● What needs to be done: Omit the pictures and print exactly the lines of the listing below, starting at the first and ending at the line containing "import plotly.graph_objects as go".

● Material:
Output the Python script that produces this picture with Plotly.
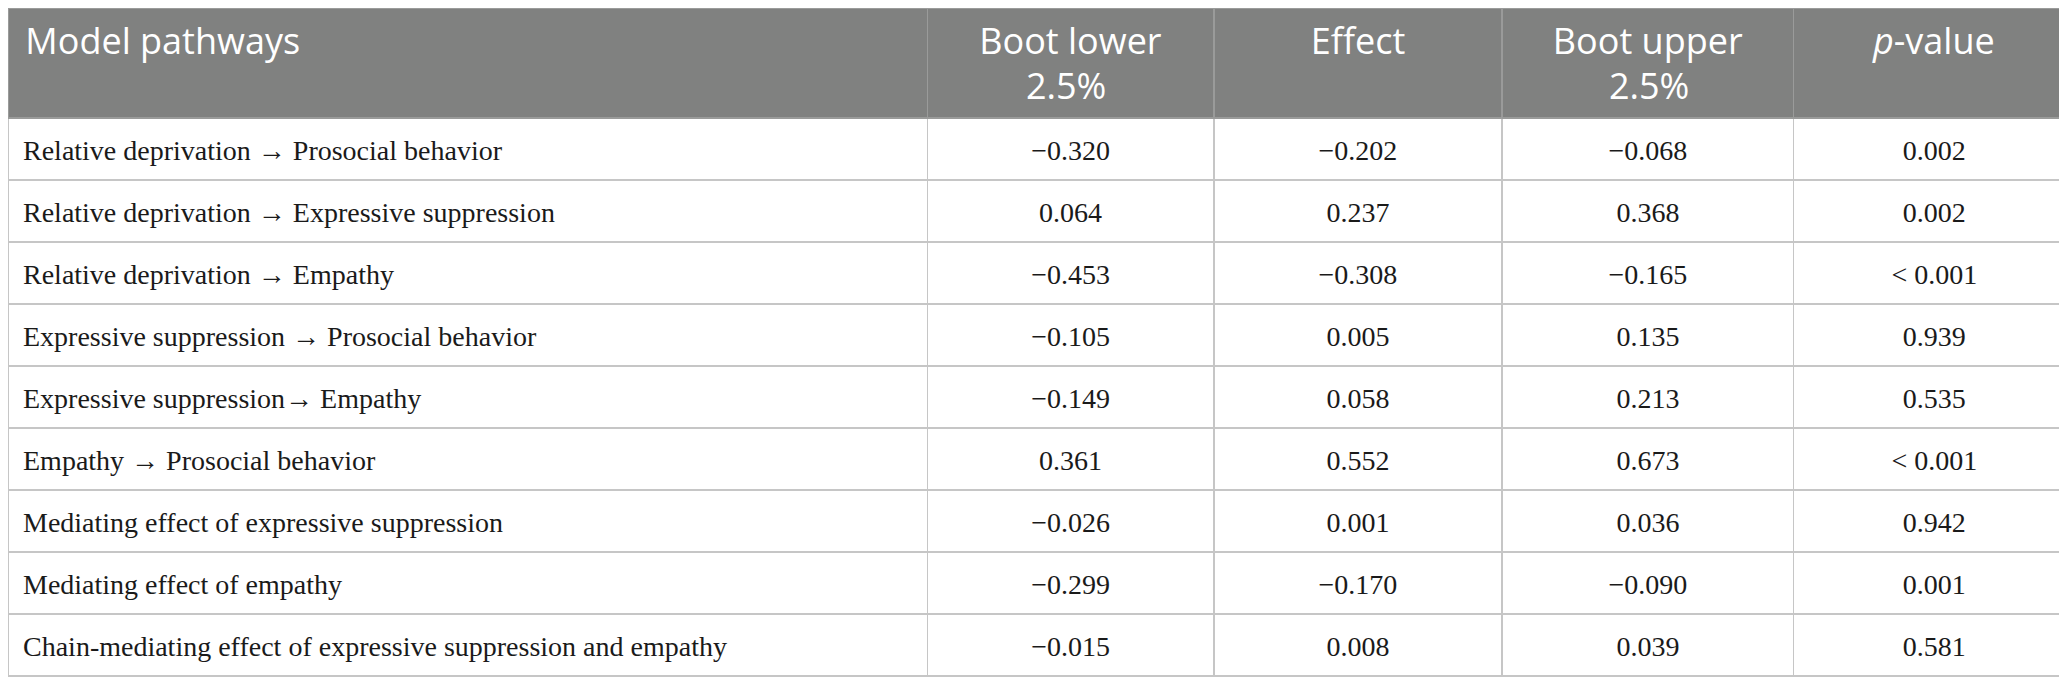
import plotly.graph_objects as go

# table contents
pathways = [
    "Relative deprivation \u2192 Prosocial behavior",
    "Relative deprivation \u2192 Expressive suppression",
    "Relative deprivation \u2192 Empathy",
    "Expressive suppression \u2192 Prosocial behavior",
    "Expressive suppression\u2192 Empathy",
    "Empathy \u2192 Prosocial behavior",
    "Mediating effect of expressive suppression",
    "Mediating effect of empathy",
    "Chain-mediating effect of expressive suppression and empathy",
]
boot_lower = ["\u22120.320", "0.064", "\u22120.453", "\u22120.105", "\u22120.149",
              "0.361", "\u22120.026", "\u22120.299", "\u22120.015"]
effect = ["\u22120.202", "0.237", "\u22120.308", "0.005", "0.058",
          "0.552", "0.001", "\u22120.170", "0.008"]
boot_upper = ["\u22120.068", "0.368", "\u22120.165", "0.135", "0.213",
              "0.673", "0.036", "\u22120.090", "0.039"]
p_values = ["0.002", "0.002", "< 0.001", "0.939", "0.535",
            "< 0.001", "0.942", "0.001", "0.581"]
headers = ["Model pathways", "Boot lower", "Effect", "Boot upper", "<i>p</i>-value"]
header_sub = ["", "2.5%", "", "2.5%", ""]

W, H = 2067, 690
NB = "\u00a0"

# plotly tables top-align text: a raised nbsp at the start makes plotly push
# the line down, so the text sits in the middle of the row.
# (the trailing <br> stops plotly's own word-wrapping from splitting the tags)
LIFT = '<span style="baseline-shift:9px">' + NB + '</span>'


def esc(s):
  return s.replace("<", "&lt;") if "<i>" not in s else s


# plotly left-aligns the lines of a cell, so the 2nd header line is centred by hand
sub_pad = [0, 5, 0, 6, 0]

head_txt = []
for h, sub, n in zip(headers, header_sub, sub_pad):
  h = esc(h)
  if sub:
    h = h + "<br>" + '<span style="baseline-shift:2px">' + NB * n + sub + "</span>"
  head_txt.append(h + "<br>")
head_txt[0] = NB + head_txt[0]

body = [[LIFT + esc(s) + "<br>" for s in pathways]]
for col in [boot_lower, effect, boot_upper, p_values]:
  body.append([LIFT + esc(v) + NB + "<br>" for v in col])

fig = go.Figure(go.Table(
    columnwidth=[918, 286, 288, 291, 281],
    header=dict(values=head_txt,
                fill_color="#808180",
                line=dict(color="#9a9b9a", width=1.5),
                align=["left", "center", "center", "center", "center"],
                font=dict(family="Open Sans", size=36, color="white"),
                height=110),
    cells=dict(values=body,
               fill_color="white",
               line=dict(color="#c6c6c6", width=1.5),
               align=["left", "center", "center", "center", "center"],
               font=dict(family="Liberation Serif", size=28, color="#1a1a1a"),
               height=62),
    domain=dict(x=[0, 1], y=[0, 1]),
))

fig.update_layout(width=W, height=H,
                  margin=dict(l=0, r=0, t=0, b=15),
                  paper_bgcolor="white")

fig.write_html("out.html")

● Solution to the problem:
Output the Python script that produces this picture with Plotly.
import plotly.graph_objects as go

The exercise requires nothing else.